Task statement
Retype every line from the start of the data down to and including the line with "mare_mo = [0.30, 0.50, 0.895, 1.73, 4.35]". Skip the pictures.

Data lines
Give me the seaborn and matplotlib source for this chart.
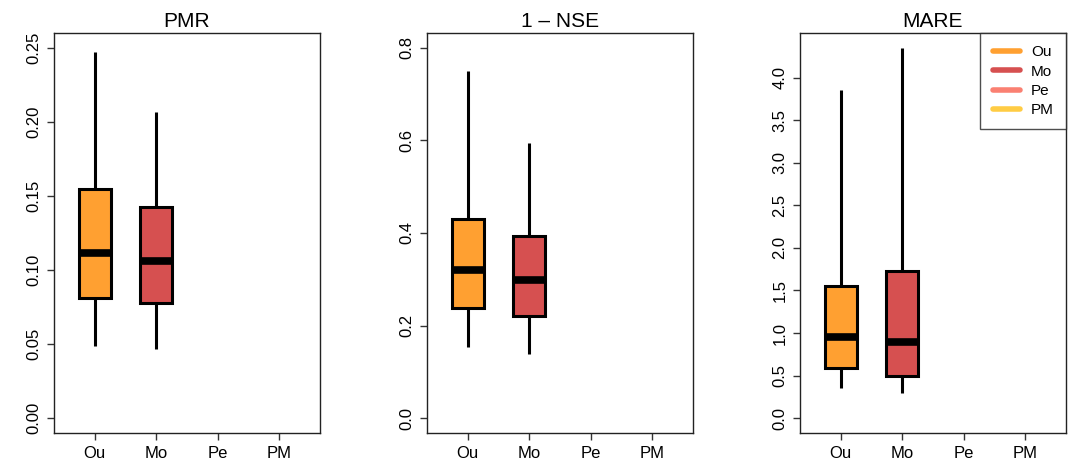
import matplotlib
matplotlib.use("Agg")
import matplotlib.pyplot as plt
from matplotlib.lines import Line2D
import seaborn as sns
import pandas as pd

# five-number summaries (min, q1, median, q3, max)
models = ["Ou", "Mo", "Pe", "PM"]
colors = ["#FFA031", "#D65050", "#FA8072", "#FFCC44"]

pmr_ou = [0.049, 0.081, 0.1115, 0.155, 0.247]
pmr_mo = [0.047, 0.0775, 0.106, 0.1425, 0.207]

nse_ou = [0.1535, 0.238, 0.320, 0.430, 0.750]
nse_mo = [0.138, 0.2205, 0.298, 0.3935, 0.595]

mare_ou = [0.35, 0.59, 0.955, 1.55, 3.85]
mare_mo = [0.30, 0.50, 0.895, 1.73, 4.35]

titles = ["PMR", "1 \u2013 NSE", "MARE"]
yticks = [
    [0.00, 0.05, 0.10, 0.15, 0.20, 0.25],
    [0.0, 0.2, 0.4, 0.6, 0.8],
    [0.0, 0.5, 1.0, 1.5, 2.0, 2.5, 3.0, 3.5, 4.0],
]
ytick_fmt = ["{:.2f}", "{:.1f}", "{:.1f}"]
ylims = [(-0.01, 0.26), (-0.032, 0.832), (-0.174, 4.524)]

panels = [
    {"Ou": pmr_ou, "Mo": pmr_mo},
    {"Ou": nse_ou, "Mo": nse_mo},
    {"Ou": mare_ou, "Mo": mare_mo},
]

sns.set_style("white")
plt.rcParams["font.family"] = ["Liberation Sans", "DejaVu Sans"]
plt.rcParams["text.color"] = "black"
plt.rcParams["xtick.color"] = "black"
plt.rcParams["ytick.color"] = "black"

fig = plt.figure(figsize=(10.76, 4.76), dpi=100)
lefts = [54, 427, 800]
palette = dict(zip(models, colors))

for i, left in enumerate(lefts):
    ax = fig.add_axes([left / 1076, 43 / 476, 266 / 1076, 400 / 476])
    rows = []
    for m, vals in panels[i].items():
        for v in vals:
            rows.append({"model": m, "value": v})
    df = pd.DataFrame(rows)
    sns.boxplot(data=df, x="model", y="value", hue="model", order=models,
                hue_order=models, palette=palette, dodge=False, legend=False,
                whis=(0, 100), width=0.52, saturation=1, linewidth=2.2,
                linecolor="black", ax=ax,
                medianprops=dict(color="black", linewidth=5.5, solid_capstyle="butt"),
                whiskerprops=dict(color="black", linewidth=2.2),
                capprops=dict(linewidth=0),
                boxprops=dict(edgecolor="black", linewidth=2.2))
    ax.set_xlim(-0.66, 3.66)
    ax.set_ylim(*ylims[i])
    ax.set_yticks(yticks[i])
    ax.set_yticklabels([ytick_fmt[i].format(t) for t in yticks[i]], rotation=90,
                       va="center")
    ax.set_xticks(range(4))
    ax.set_xticklabels(models)
    ax.set_xlabel("")
    ax.set_ylabel("")
    ax.set_title(titles[i], fontsize=15, pad=4, color="black")
    ax.tick_params(axis="both", direction="out", length=5, width=1, color="#333333",
                   labelsize=12, left=True, bottom=True, pad=4)
    for s in ax.spines.values():
        s.set_color("#222222")
        s.set_linewidth(1)

    if i == 2:
        handles = [Line2D([0], [0], color=c, linewidth=4, solid_capstyle="round")
                   for c in colors]
        leg = ax.legend(handles, models, loc="upper right", borderaxespad=0,
                        fontsize=11, handlelength=1.8, handletextpad=0.7,
                        frameon=True, fancybox=False,
                        borderpad=0.8, labelspacing=0.35)
        leg.get_frame().set_edgecolor("#222222")
        leg.get_frame().set_linewidth(1)

fig.savefig("out.png", dpi=100)
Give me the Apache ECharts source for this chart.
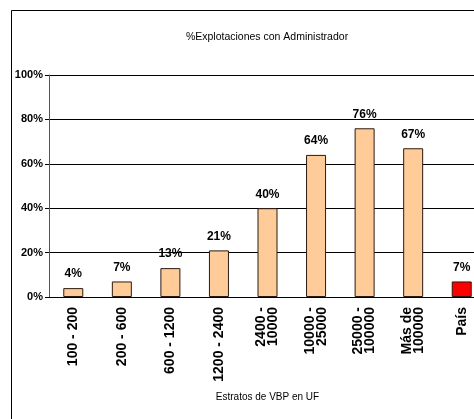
<!DOCTYPE html>
<html>
<head>
<meta charset="utf-8">
<script src="https://cdn.jsdelivr.net/npm/echarts@6/dist/echarts.min.js"></script>
<style>
  html, body { margin: 0; padding: 0; background: #fff; overflow: hidden; }
  #chart { width: 520px; height: 419px; }
</style>
</head>
<body>
<div id="chart"></div>
<script>
// estratos de VBP (UF)
const categories = ['100 - 200', '200 - 600', '600 - 1200', '1200 - 2400', '2400 -\n10000', '10000 -\n25000', '25000 -\n100000', 'Más de\n100000', 'País'];
const values = [4, 7, 13, 21, 40, 64, 76, 67, 7];
const yTicks = [0, 20, 40, 60, 80, 100];

const sans = '"Liberation Sans", Arial, sans-serif';

const chart = echarts.init(document.getElementById('chart'));

chart.setOption({
  animation: false,
  backgroundColor: '#fff',
  title: {
    text: '%Explotaciones con Administrador',
    left: 262,
    textAlign: 'center',
    top: 27,
    textStyle: { fontFamily: sans, fontSize: 10.5, fontWeight: 'normal', color: '#000' }
  },
  graphic: [{
    type: 'rect',
    shape: { x: 11.5, y: 10.5, width: 502, height: 420 },
    style: { fill: 'none', stroke: '#000', lineWidth: 1 },
    silent: true
  }],
  grid: { left: 49, top: 75, width: 437, height: 222 },
  xAxis: {
    type: 'category',
    data: categories,
    name: 'Estratos de VBP en UF',
    nameLocation: 'middle',
    nameGap: 95,
    nameTextStyle: { fontFamily: sans, fontSize: 10, color: '#000' },
    axisLine: { lineStyle: { color: '#000' } },
    axisTick: { length: 4, lineStyle: { color: '#000' } },
    axisLabel: {
      rotate: 90,
      margin: 10,
      fontFamily: sans,
      fontSize: 14,
      fontWeight: 'bold',
      color: '#000',
      lineHeight: 12,
      interval: 0
    }
  },
  yAxis: {
    type: 'value',
    min: yTicks[0],
    max: yTicks[yTicks.length - 1],
    interval: 20,
    axisLine: { show: true, lineStyle: { color: '#555' } },
    axisTick: { show: true, length: 4, lineStyle: { color: '#000' } },
    splitLine: { lineStyle: { color: '#000', width: 1 } },
    axisLabel: {
      formatter: '{value}%',
      margin: 6,
      fontFamily: sans,
      fontSize: 11,
      fontWeight: 'bold',
      color: '#000'
    }
  },
  series: [{
    type: 'bar',
    barWidth: 20,
    data: values.map((v, i) => ({
      value: v,
      itemStyle: { color: i === values.length - 1 ? '#FF0000' : '#FFCC99' }
    })),
    itemStyle: { borderColor: '#2a1a10', borderWidth: 1 },
    label: {
      show: true,
      position: 'top',
      distance: 8,
      formatter: '{c}%',
      fontFamily: sans,
      fontSize: 12,
      fontWeight: 'bold',
      color: '#000'
    }
  }]
});
</script>
</body>
</html>
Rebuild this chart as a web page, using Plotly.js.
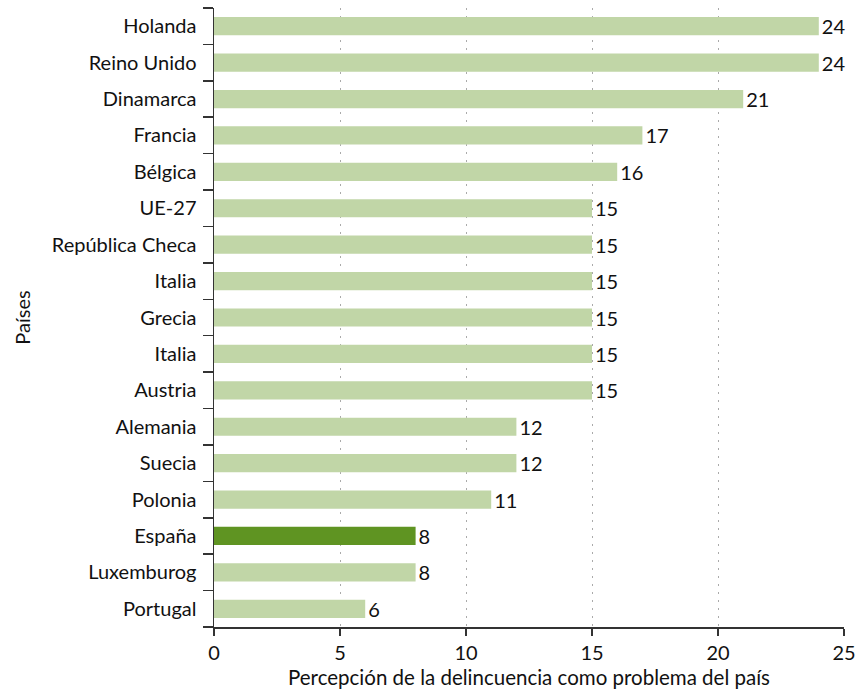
<!DOCTYPE html>
<html>
<head>
<meta charset="utf-8">
<script src="https://cdn.plot.ly/plotly-3.0.1.min.js"></script>
<style>html,body{margin:0;padding:0;background:#fff;}#chart{width:856px;height:693px;}</style>
</head>
<body>
<div id="chart"></div>
<script>
const countries = ["Holanda","Reino Unido","Dinamarca","Francia","Bélgica","UE-27","República Checa","Italia","Grecia","Italia","Austria","Alemania","Suecia","Polonia","España","Luxemburog","Portugal"];
const values = [24,24,21,17,16,15,15,15,15,15,15,12,12,11,8,8,6];
const highlight = "España";
const xTicks = [0,5,10,15,20,25];

const positions = countries.map((c,i)=>i);
const colors = countries.map(c => c === highlight ? "#5f9422" : "#c1d6a7");
const FONT = "Lato, Open Sans, sans-serif";
const FS = 20;

const trace = {
  type: "bar",
  orientation: "h",
  x: values,
  y: positions,
  marker: {color: colors},
  width: 0.5,
  text: values.map(String),
  textposition: "outside",
  constraintext: "none",
  cliponaxis: false,
  textfont: {family: FONT, size: FS, color: "#111"},
  hoverinfo: "x"
};

const layout = {
  width: 856, height: 693,
  margin: {l: 214, r: 12, t: 8, b: 66},
  paper_bgcolor: "#fff", plot_bgcolor: "#fff",
  showlegend: false,
  font: {family: FONT, size: FS, color: "#111"},
  xaxis: {
    range: [0, 25],
    tickvals: xTicks,
    ticks: "outside", ticklen: 7, tickcolor: "#333", tickwidth: 1.5,
    showline: true, linecolor: "#333", linewidth: 1.5,
    showgrid: true, gridcolor: "#aaa", griddash: "2px,6px", gridwidth: 1,
    zeroline: false,
    tickfont: {size: FS},
    title: {text: "Percepción de la delincuencia como problema del país", font: {size: 20.5}, standoff: 8}
  },
  yaxis: {
    range: [16.5, -0.5],
    tickvals: positions,
    ticktext: countries,
    ticks: "",
    ticklabelstandoff: 12,
    showline: true, linecolor: "#333", linewidth: 1.5,
    showgrid: false, zeroline: false,
    tickfont: {size: FS},
    minor: {tick0: -0.5, dtick: 1, ticks: "outside", ticklen: 10, tickcolor: "#333", tickwidth: 1.5, showgrid: false},
    title: {text: "Países", font: {size: FS}, standoff: 16}
  }
};

Plotly.newPlot("chart", [trace], layout, {displayModeBar: false, staticPlot: true});
</script>
</body>
</html>
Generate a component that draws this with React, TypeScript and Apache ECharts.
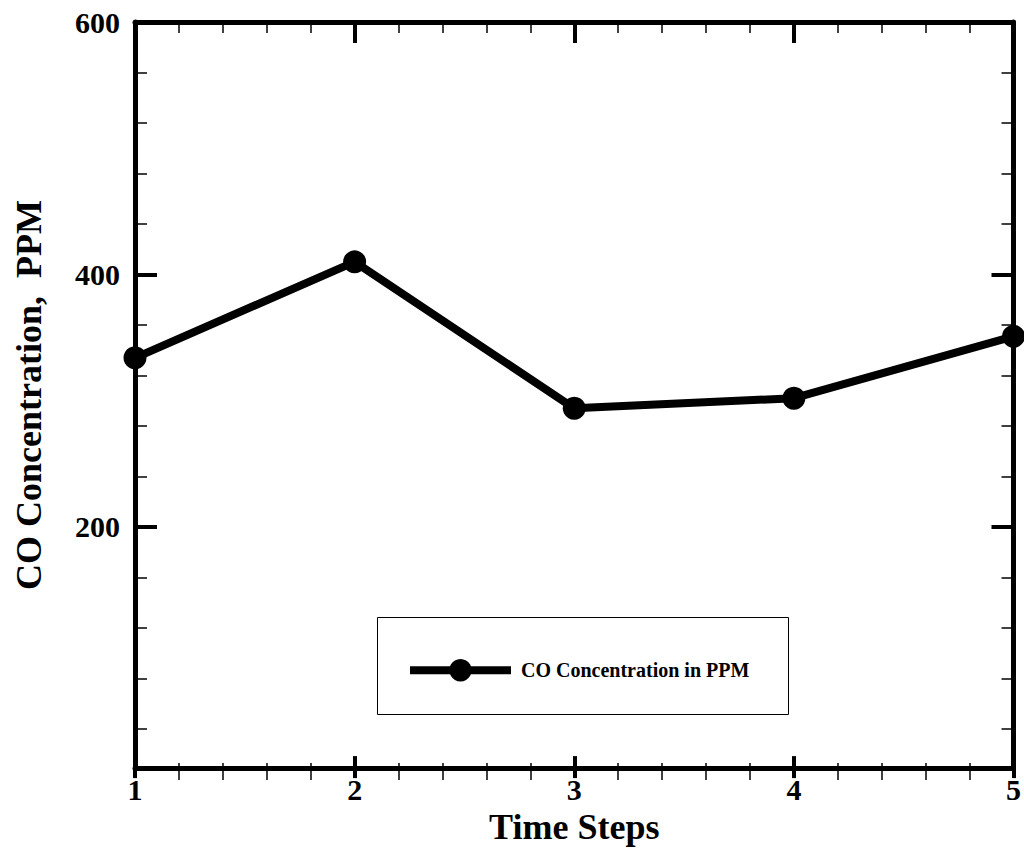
import React, { useEffect, useRef } from "react";
import * as echarts from "echarts";

const timeSteps = [1, 2, 3, 4, 5];
const coValues = [334, 410, 294, 302, 351];
const yMajorTicks = [200, 400, 600];
const yMinorTicks = [40, 80, 120, 160, 240, 280, 320, 360, 440, 480, 520, 560];
const seriesName = "CO Concentration in PPM";
const xTitle = "Time Steps";
const yTitle = "CO Concentration,  PPM";

const FONT = "'Liberation Serif', 'Times New Roman', serif";

export default function App() {
  const ref = useRef<HTMLDivElement>(null);
  useEffect(() => {
    if (!ref.current) return;
    const chart = echarts.init(ref.current, undefined, { renderer: "svg" });
    const black = "#000";
    const yBase = { type: "value", min: 9, max: 600, splitLine: { show: false } };
    const xBase = { type: "value", min: 1, max: 5, interval: 1, splitLine: { show: false } };
    chart.setOption({
      animation: false,
      backgroundColor: "#fff",
      grid: { left: 135, right: 9, top: 22, bottom: 81, containLabel: false },
      xAxis: [
        {
          ...xBase,
          position: "bottom",
          name: xTitle,
          nameLocation: "middle",
          nameGap: 35,
          nameTextStyle: { fontFamily: FONT, fontWeight: "bold", fontSize: 36, color: black },
          axisLine: { show: true, lineStyle: { color: black, width: 5 } },
          axisTick: { show: true, inside: false, length: 10, lineStyle: { color: black, width: 4 } },
          minorTick: { show: true, splitNumber: 5, length: 12, lineStyle: { color: black, width: 1.5 } },
          axisLabel: { show: true, margin: 6, fontFamily: FONT, fontWeight: "bold", fontSize: 30, color: black },
        },
        {
          ...xBase,
          position: "bottom",
          axisLine: { show: false },
          axisTick: { show: true, inside: true, length: 12, lineStyle: { color: black, width: 4 } },
          minorTick: { show: true, splitNumber: 5, length: 5, lineStyle: { color: black, width: 1.5 } },
          axisLabel: { show: false },
        },
        {
          ...xBase,
          position: "top",
          axisLine: { show: true, lineStyle: { color: black, width: 5 } },
          axisTick: { show: true, inside: true, length: 21, lineStyle: { color: black, width: 4 } },
          minorTick: { show: true, splitNumber: 5, length: 11, lineStyle: { color: black, width: 1.5 } },
          axisLabel: { show: false },
        },
      ],
      yAxis: [
        {
          ...yBase,
          position: "left",
          name: yTitle,
          nameLocation: "middle",
          nameGap: 88,
          nameTextStyle: { fontFamily: FONT, fontWeight: "bold", fontSize: 36, color: black },
          axisLine: { show: true, lineStyle: { color: black, width: 5 } },
          axisTick: { show: true, inside: true, length: 22, customValues: yMajorTicks, lineStyle: { color: black, width: 4 } },
          axisLabel: { show: true, margin: 15, customValues: yMajorTicks, fontFamily: FONT, fontWeight: "bold", fontSize: 30, color: black },
        },
        {
          ...yBase,
          position: "left",
          axisLine: { show: false },
          axisTick: { show: true, inside: true, length: 12, customValues: yMinorTicks, lineStyle: { color: black, width: 1.5 } },
          axisLabel: { show: false },
        },
        {
          ...yBase,
          position: "right",
          axisLine: { show: true, lineStyle: { color: black, width: 5 } },
          axisTick: { show: true, inside: true, length: 22, customValues: yMajorTicks, lineStyle: { color: black, width: 4 } },
          axisLabel: { show: false },
        },
        {
          ...yBase,
          position: "right",
          axisLine: { show: false },
          axisTick: { show: true, inside: true, length: 12, customValues: yMinorTicks, lineStyle: { color: black, width: 1.5 } },
          axisLabel: { show: false },
        },
      ],
      legend: {
        show: true,
        data: [seriesName],
        left: 406,
        top: 659,
        padding: 0,
        itemWidth: 101,
        itemHeight: 28,
        lineStyle: { width: 8 },
        textStyle: { fontFamily: FONT, fontWeight: "bold", fontSize: 20, color: black, padding: [0, 0, 0, 5] },
      },
      graphic: [
        {
          type: "rect",
          shape: { x: 377.5, y: 617.5, width: 411, height: 97 },
          style: { fill: "none", stroke: black, lineWidth: 1 },
          z: 10,
        },
      ],
      series: [
        {
          name: seriesName,
          type: "line",
          xAxisIndex: 0,
          yAxisIndex: 0,
          data: timeSteps.map((t, i) => [t, coValues[i]]),
          symbol: "circle",
          symbolSize: 23,
          clip: false,
          lineStyle: { color: black, width: 8 },
          itemStyle: { color: black },
          z: 5,
        },
      ],
    });
    return () => chart.dispose();
  }, []);
  return <div ref={ref} style={{ position: "fixed", left: 0, top: 0, width: 1024, height: 850 }} />;
}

Problem solution
Give me the seaborn and matplotlib source for this chart.
import matplotlib
matplotlib.use("Agg")
import matplotlib.pyplot as plt
from matplotlib.lines import Line2D
import seaborn as sns
import pandas as pd

# five-number summaries (min, q1, median, q3, max)
models = ["Ou", "Mo", "Pe", "PM"]
colors = ["#FFA031", "#D65050", "#FA8072", "#FFCC44"]

pmr_ou = [0.049, 0.081, 0.1115, 0.155, 0.247]
pmr_mo = [0.047, 0.0775, 0.106, 0.1425, 0.207]

nse_ou = [0.1535, 0.238, 0.320, 0.430, 0.750]
nse_mo = [0.138, 0.2205, 0.298, 0.3935, 0.595]

mare_ou = [0.35, 0.59, 0.955, 1.55, 3.85]
mare_mo = [0.30, 0.50, 0.895, 1.73, 4.35]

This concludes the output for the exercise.